Anthony Walker-Cook took us into the eighteenth century and on a journey to the Underworld and the Mock-heroic as a way of writing in the epic mode through the work of Sarah Fielding and Mary Leapor. He analysed their use of Classical references, particularly from Homer and Virgil. We looked at Fielding’s The History of the Countess of Dellwyn (1759) which uses the references to frame commentary on her contemporary world, one which mirrors the chthonic confusion and dark recesses of myth and its powerful stories. Mary Leapor employs the tradition of ‘katabasis’ (descent)
in her poem Crumble-Hall to take us into the lower levels, the domain of the lower classes, workers and domestics who labour unseen like so many hideous mythological figures. She constructed ‘female narratives within a classical space’, where Sophronia kneads her dough and

‘thro’ her Fingers squeeze
Ambrosial Butter with the temper’d Cheese:
Sweet Tarts and Pudden. Too, her Skill declare;
And the soft Jellies, hid from baneful Air’

(in A Companion to Eighteenth-Century Poetry, ed. Christine Gerard, 2006, p.209).

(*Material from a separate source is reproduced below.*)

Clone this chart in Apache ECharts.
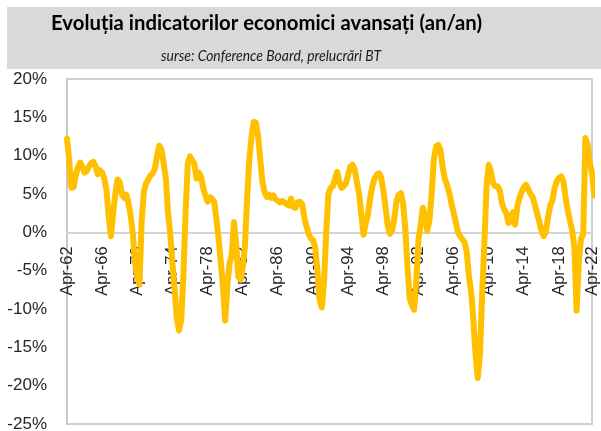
<!DOCTYPE html>
<html>
<head>
<meta charset="utf-8">
<script src="https://cdn.jsdelivr.net/npm/echarts@6/dist/echarts.min.js"></script>
<style>
html,body{margin:0;padding:0;background:#fff;}
#c{width:601px;height:431px;}
</style>
</head>
<body>
<div id="c"></div>
<script>
// Quarterly observations, Apr-62 .. Apr-22 (year-on-year change, %)
var months = ['Apr','Jul','Oct','Jan'];
var categories = [];
for (var y = 1962; y <= 2022; y++) {
  for (var q = 0; q < 4; q++) {
    var yr = (q === 3) ? y + 1 : y;
    if (yr > 2022 || (yr === 2022 && q > 0)) continue;
    categories.push(months[q] + '-' + String(yr % 100).padStart(2, '0'));
  }
}
var leiYoY = [
  12.2, 9.5, 5.8, 5.9,
  7.5, 8.5, 9.1, 8.5,
  7.8, 8.0, 8.6, 9.0,
  9.2, 8.6, 7.6, 8.1,
  7.8, 7.0, 5.5, 2.0,
  -0.5, 2.5, 5.0, 6.9,
  6.6, 5.0, 4.5, 4.9,
  3.8, 2.2, -0.3, -4.0,
  -6.0, -6.8, 1.5, 5.3,
  6.4, 6.9, 7.4, 7.7,
  8.3, 10.0, 11.3, 10.8,
  9.0, 7.0, 2.5, -0.2,
  -4.0, -7.5, -11.2, -12.8,
  -11.5, -5.5, 2.7, 9.0,
  9.9, 9.4, 8.9, 7.0,
  7.8, 7.3, 5.8, 4.8,
  4.0, 4.6, 4.4, 4.0,
  1.8, -0.8, -3.8, -7.0,
  -11.5, -7.0, -4.0, -3.0,
  1.3, -1.5, -5.8, -6.2,
  -4.5, -1.8, 4.5, 9.5,
  12.5, 14.4, 14.3, 12.5,
  9.5, 6.5, 5.2, 4.6,
  4.9, 4.5, 4.8, 4.3,
  4.1, 3.9, 4.1, 3.9,
  3.7, 3.5, 4.4, 3.3,
  3.2, 3.9, 4.0, 3.7,
  2.0, 0.8, -0.2, -0.8,
  -1.0, -2.0, -5.0, -8.8,
  -9.8, -6.5, 0.0, 5.0,
  5.8, 6.0, 7.0, 7.9,
  6.5, 5.8, 6.0, 6.4,
  7.5, 8.6, 8.8, 8.2,
  6.5, 5.0, 2.3, -0.3,
  1.2, 2.3, 4.5, 6.0,
  7.0, 7.5, 7.7, 7.2,
  5.5, 3.3, 0.9, -0.2,
  0.2, 1.8, 4.0, 4.9,
  5.1, 3.8, 0.5, -4.5,
  -8.6, -9.5, -10.1, -6.5,
  -1.0, 1.0, 3.2, 2.0,
  0.2, 1.5, 5.0, 9.5,
  11.2, 11.4, 10.8, 8.5,
  7.0, 6.2, 5.2, 3.8,
  2.6, 1.3, 0.0, -0.5,
  -0.9, -1.3, -2.6, -5.8,
  -7.8, -11.5, -16.0, -19.0,
  -16.0, -8.0, -1.5, 6.0,
  8.8, 7.9, 6.4, 6.0,
  6.0, 5.5, 3.8, 3.0,
  2.5, 1.2, 1.4, 2.6,
  1.0, 3.4, 4.5, 5.3,
  5.9, 6.2, 5.6, 5.0,
  4.6, 3.6, 2.5, 1.4,
  0.2, -0.5, 0.1, 2.0,
  3.5, 4.2, 5.8, 6.7,
  7.1, 7.3, 6.6, 4.5,
  2.8, 1.5, 0.2, -2.0,
  -10.2, -3.8, -0.8, -0.3,
  12.3, 11.5, 9.0, 7.8,
  4.8
];
var tickLabels = ['Apr-62','Apr-66','Apr-70','Apr-74','Apr-78','Apr-82','Apr-86','Apr-90','Apr-94','Apr-98','Apr-02','Apr-06','Apr-10','Apr-14','Apr-18','Apr-22'];
var titleText = 'Evoluția indicatorilor economici avansați (an/an)';
var subtitleText = 'surse: Conference Board, prelucrări BT';

var Y_MIN = -25, Y_MAX = 20;
var GRID = {left: 67, right: 9, top: 79, bottom: 7};
var plotH = 431 - GRID.top - GRID.bottom;
var zeroFromBottom = plotH * (0 - Y_MIN) / (Y_MAX - Y_MIN);

var titleFont = 'bold 21px Lato, "Liberation Sans", sans-serif';
var subFont = 'italic 16px Lato, "Liberation Sans", sans-serif';
function fitScale(text, font, target) {
  var ctx = document.createElement('canvas').getContext('2d');
  ctx.font = font;
  var w = ctx.measureText(text).width;
  return w > 0 ? target / w : 1;
}
var titleScale = fitScale(titleText, titleFont, 431);
var subScale = fitScale(subtitleText, subFont, 220);

var chart = echarts.init(document.getElementById('c'), null, {renderer: 'canvas'});
chart.setOption({
  animation: false,
  backgroundColor: '#ffffff',
  graphic: [
    {type: 'rect', left: 7, top: 7, shape: {width: 594, height: 62}, style: {fill: '#d9d9d9'}, z: 0},
    {type: 'text', x: 266.5, y: 23, scaleX: titleScale, style: {text: titleText, textAlign: 'center', textVerticalAlign: 'middle',
      font: titleFont, fill: '#000'}, z: 1},
    {type: 'text', x: 271, y: 56, scaleX: subScale, style: {text: subtitleText, textAlign: 'center', textVerticalAlign: 'middle',
      font: subFont, fill: '#1a1a1a'}, z: 1}
  ],
  grid: {left: GRID.left, right: GRID.right, top: GRID.top, bottom: GRID.bottom, show: true,
    borderColor: '#d0d0d0', borderWidth: 2, containLabel: false, outerBoundsMode: 'none'},
  xAxis: {
    type: 'category',
    data: categories,
    boundaryGap: false,
    offset: -zeroFromBottom,
    axisLine: {onZero: false, lineStyle: {color: '#d4d4d4', width: 2}},
    axisTick: {show: false},
    splitLine: {show: false},
    axisLabel: {
      rotate: 90,
      margin: 14,
      interval: function (idx, val) { return tickLabels.indexOf(val) >= 0; },
      fontFamily: '"Liberation Sans", Arial, sans-serif',
      fontSize: 16.5,
      color: '#262626'
    }
  },
  yAxis: {
    type: 'value',
    min: Y_MIN, max: Y_MAX, interval: 5,
    axisLine: {show: true, lineStyle: {color: '#c8c8c8', width: 2}},
    axisTick: {show: false},
    splitLine: {show: false},
    axisLabel: {
      formatter: '{value}%',
      margin: 20,
      fontFamily: '"Liberation Sans", Arial, sans-serif',
      fontSize: 17,
      color: '#262626'
    }
  },
  series: [{
    type: 'line',
    data: leiYoY,
    showSymbol: false,
    smooth: false,
    lineStyle: {color: '#FFC000', width: 6, cap: 'round', join: 'round'},
    z: 3
  }]
});
</script>
</body>
</html>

Who could resist those tarts and ‘puddens’?! During the discussion, the tone of the poem was compared to Anna Laetitia Barbauld’s Washing Day (1797). The translations of Classical work, particularly Horatian Odes by Bluestocking women and the lesser known Mary Goddard were mentioned.

The particularly harrowing image of Hector’s dead body dragged behind a chariot in The Iliad sparked several examples in womens’ writing, notably Mary Wortley Montagu in her poem Saturday (1747) which conjures up the horror in a meditation on the effects of smallpox:

‘A glass in her right hand she bore,
For now she shunned the face she sought before.
‘How am I changed! Alas! How am I grown
A frightful spectre, to myself unknown!’ (line 1-6)

Thanks are due to all the speakers and to the host and chair of our first zoom meeting as a group. If this was a taste of what is to come, we can expect an exceptionally erudite and stimulating season of papers!